In the penultimate entry, Queer Values for a Queer Climate: Developing a Versatile Planetary Ethic, Whitney Bauman follows the contributions that precede him with an attempt to decentre anthropocentrism in the perception of nature and thereby create new forms of performance that re-engage with/on/in the planet by respecting its agency at multiple levels. Like Johnson before him, Bauman embraces queer perspectives in order to create a better way of viewing the world, taking cues from Jack Halberstam’s call for an ethics of ambiguity and unknowing rather than progress, Timothy Morton’s call for a queer ecology or “ecology without nature,” as well as a queering of our sense of linear time. As Jacob J. Erickson did earlier, Bauman also draws attention to the queerness of gender and sexualities amongst the animal kingdom, referencing Joan Roughgarden’s book Evolution’s Rainbow to show how heteronormativity has been read into the evolutionary record by those doing the reading. For Bauman, then, a better world is one unshackled from hierarchies of time, and the unassailable, inexorable destiny of progress or the heteronormative nuclear family, replaced by an understanding of a reverberating and non-teleological time that cultivates “an ecology of relationships that stretches across multiple generations and multiple terrains” akin to a Deleuzian rhizome without beginning or end.

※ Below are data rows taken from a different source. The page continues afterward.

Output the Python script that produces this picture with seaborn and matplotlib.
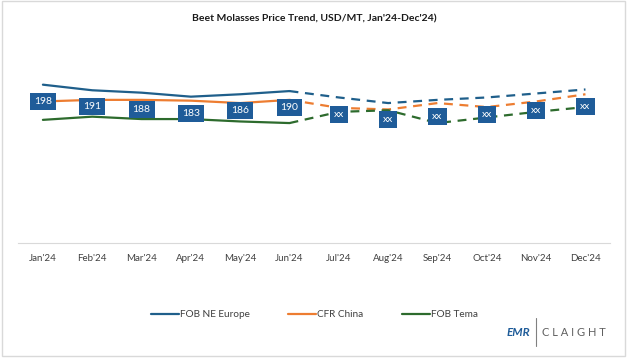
import matplotlib
matplotlib.use("Agg")
import matplotlib.pyplot as plt
from matplotlib.patches import Rectangle
from matplotlib.lines import Line2D
import numpy as np
import pandas as pd
import seaborn as sns

# data (USD/MT)
months = ["Jan'24", "Feb'24", "Mar'24", "Apr'24", "May'24", "Jun'24",
          "Jul'24", "Aug'24", "Sep'24", "Oct'24", "Nov'24", "Dec'24"]
fob_ne_europe = [198, 191, 188, 183, 186, 190, 182, 175, 179, 182, 187, 192]
cfr_china = [177, 179, 179, 178, 175, 179, 169, 167, 175, 170, 177, 186]
fob_tema = [154, 158, 155, 155, 152, 150, 164, 166, 150, 157, 164, 170]
point_labels = ["198", "191", "188", "183", "186", "190", "xx", "xx", "xx", "xx", "xx", "xx"]
series_names = ["FOB NE Europe", "CFR China", "FOB Tema"]
n_actual = 6  # Jan-Jun actual, Jun-Dec forecast (dashed)

COLORS = {"FOB NE Europe": "#1F5F8B", "CFR China": "#ED7D31", "FOB Tema": "#2D6B2D"}
LABEL_BG = "#1F5C99"

df = pd.DataFrame({"month": months, "FOB NE Europe": fob_ne_europe,
                   "CFR China": cfr_china, "FOB Tema": fob_tema})
df["pos"] = np.arange(len(months))
long = df.melt(id_vars=["month", "pos"], value_vars=series_names,
               var_name="series", value_name="price")

sns.set_theme(style="white")
plt.rcParams["font.family"] = ["Lato", "DejaVu Sans"]

fig = plt.figure(figsize=(6.29, 3.59), dpi=100)
ax = fig.add_axes([0.029, 0.323, 0.941, 0.557])

actual = long[long["pos"] < n_actual]
forecast = long[long["pos"] >= n_actual - 1]
sns.lineplot(data=actual, x="pos", y="price", hue="series", hue_order=series_names,
             palette=COLORS, linewidth=1.6, legend=False, ax=ax)
sns.lineplot(data=forecast, x="pos", y="price", hue="series", hue_order=series_names,
             palette=COLORS, linewidth=1.6, legend=False, ax=ax)
for line in ax.get_lines()[3:]:
    line.set_dashes([4, 3])

# data labels below the FOB NE Europe line
for i, (val, lab) in enumerate(zip(fob_ne_europe, point_labels)):
    ax.annotate(lab, (i, val), xytext=(0, -12), textcoords="offset points",
                ha="center", va="center", color="white", fontsize=7.5,
                bbox=dict(boxstyle="square,pad=0.38", fc=LABEL_BG, ec="none"))

ax.set_xlim(-0.5, len(months) - 0.5)
ax.set_ylim(0, 250)
ax.set_xticks(range(len(months)))
ax.set_xticklabels(months, fontsize=7, color="#404040")
ax.set_xticks(np.arange(-0.5, len(months)), minor=True)
ax.tick_params(axis="x", which="major", length=0, pad=8)
ax.tick_params(axis="x", which="minor", length=3, color="#D9D9D9", width=0.8)
ax.set_yticks([])
ax.set_xlabel("")
ax.set_ylabel("")
for side in ["left", "right", "top"]:
    ax.spines[side].set_visible(False)
ax.spines["bottom"].set_color("#D9D9D9")
ax.spines["bottom"].set_linewidth(0.8)

fig.text(0.5, 0.948, "Beet Molasses Price Trend, USD/MT, Jan'24-Dec'24)",
         ha="center", va="center", fontsize=7.5, fontweight="bold", color="#1A1A1A")

handles = [Line2D([], [], color=COLORS[s], linewidth=1.6) for s in series_names]
fig.legend(handles, series_names, loc="center", bbox_to_anchor=(0.5, 0.123), ncol=3,
           frameon=False, fontsize=7.2, handlelength=2.8, handletextpad=0.1,
           columnspacing=3.8, labelcolor="#404040")

# logo
fig.text(0.843, 0.075, "EMR", ha="right", va="center", fontsize=8.5, fontweight="bold",
         style="italic", color="#1F5C99")
fig.add_artist(Line2D([0.852, 0.852], [0.035, 0.115], color="#808080", linewidth=0.8))
fig.text(0.862, 0.075, "C L A I G H T", ha="left", va="center", fontsize=8, color="#606060")

fig.add_artist(Rectangle((0.003, 0.008), 0.991, 0.989, transform=fig.transFigure,
                         fill=False, edgecolor="#D9D9D9", linewidth=1))

fig.savefig("out.png", dpi=100)
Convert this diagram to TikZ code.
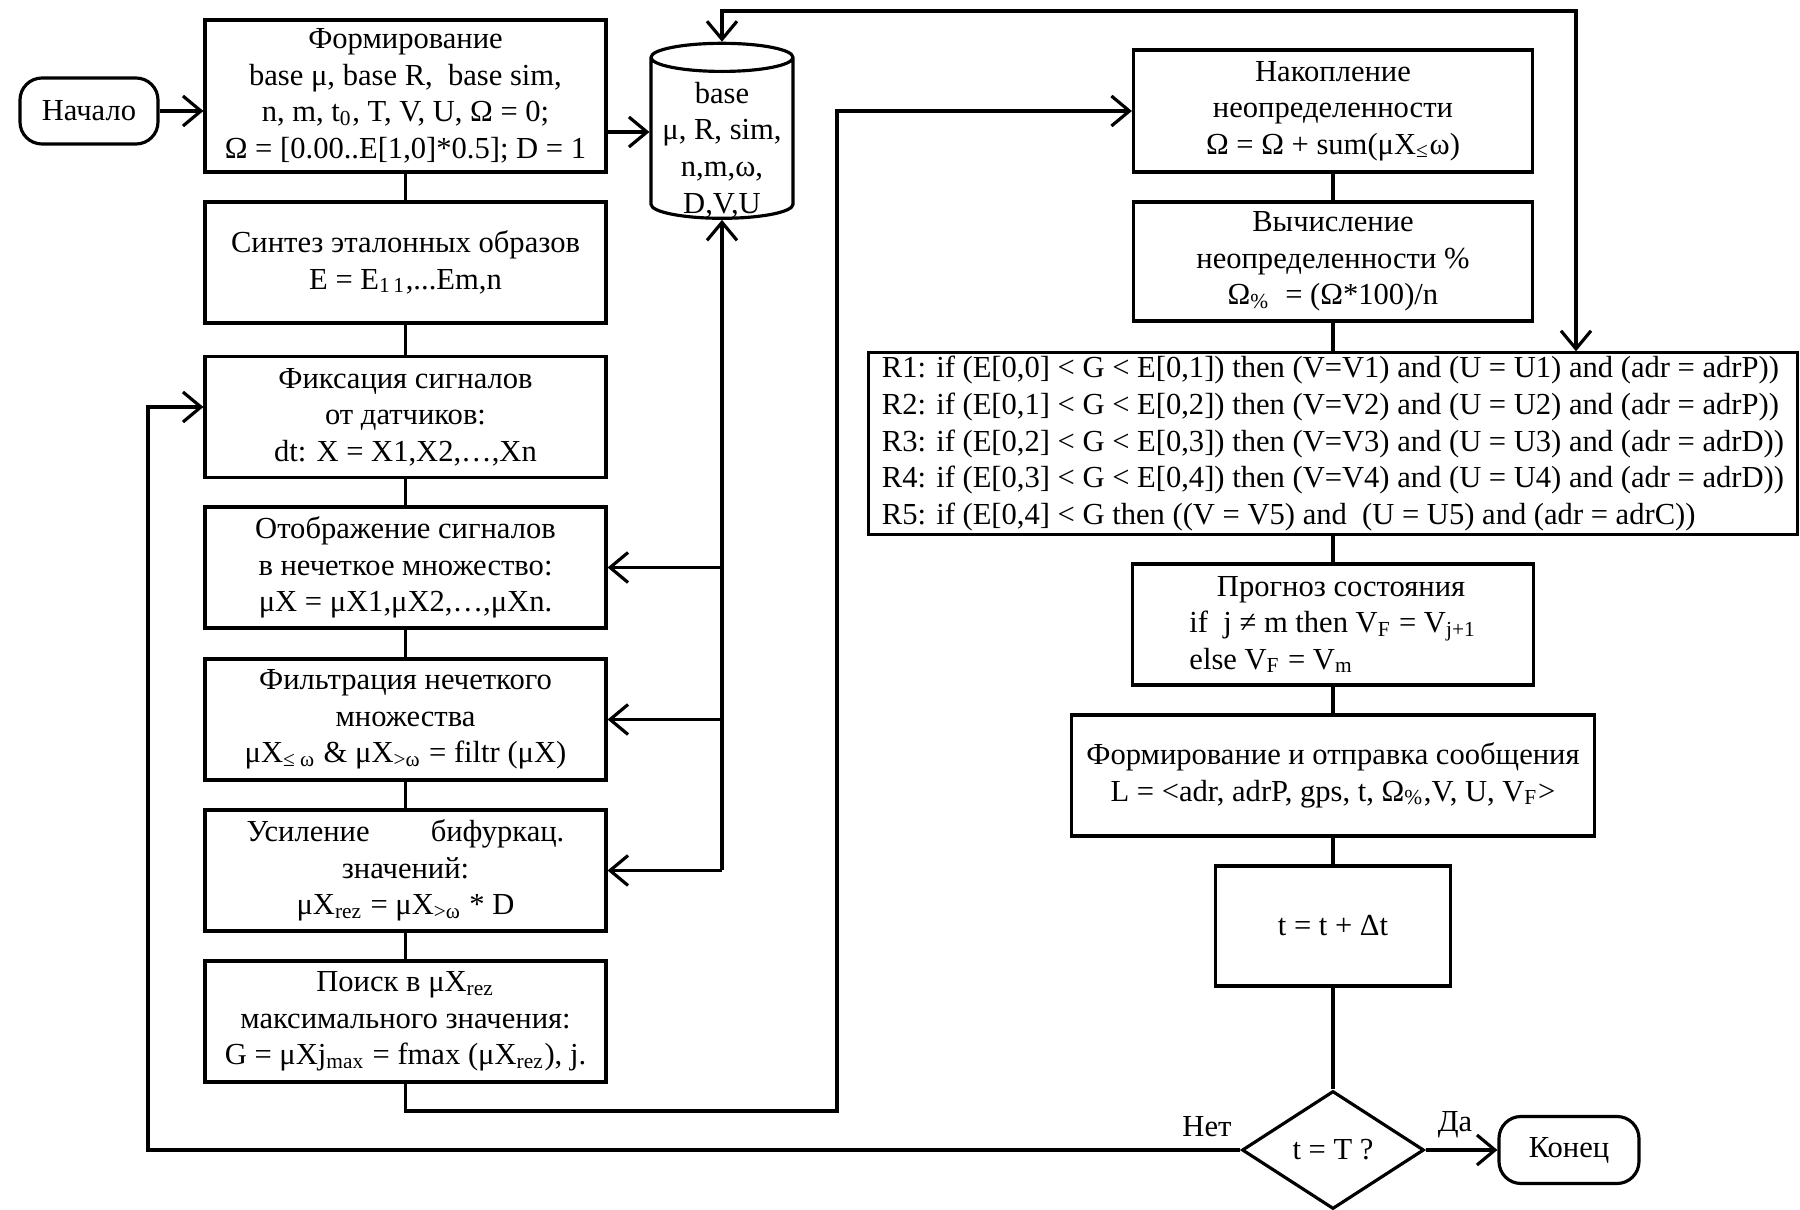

Bringing everything to a meaningful and fleshy end is Timothy Morton, who, would you believe, provides a reflection on queer green sex toys in order to challenge the ontology of agrilogistics. Um, yes. What that means in practical terms is perhaps less salacious than one might hope, with each of the words acting as a heading for various philosophical musings. Queer considers the metaphysics and epistemology of perception in which anything, be it a frog, a meadow or climate change is impossible to purely define and must therefore, and paradoxically, not exist at all. Green builds on this philosophical conceit to define agrilogistics, Morton’s idea of agriculture as a virus, running since about 10,000 BCE when hunter-gatherers settled down and farmed grain, whose three axioms are the law of noncontradiction is inviolable, to exist is to be constantly present, and more existing is better than any quality of existing. As for Sex, which, not unexpectedly, cannot be limited to just one heteronormative expression within a ‘gigantic ocean’ of sexualities and gender, Morton defines it as an ontologically fundamental category like queer and green, as the uncontainable enjoyment that occurs when the first two categories begin to resonate in an enjoyment that implies movement. These queer, green sex beings are finally categorised as the toys of the title, being contingent, fragile, and most significantly, playful; for to play is to make violable the first axiom of agrilogistics: the law of noncontradiction. For Morton, then, thinking ecologically is not an exercise in themes of normative purity and eternal truths, but rather an understanding that things are queer green sex toys.

With its five entries, Meaningful Flesh provides a little something for everyone so inclined, with certain themes that run through each pieces, especially the last four, in which the queerness of nature is a central tenant. Also, the cover design by Chris Piuma incorporating images from Ernst Haeckel’s Kunstformen der Natur is lovely.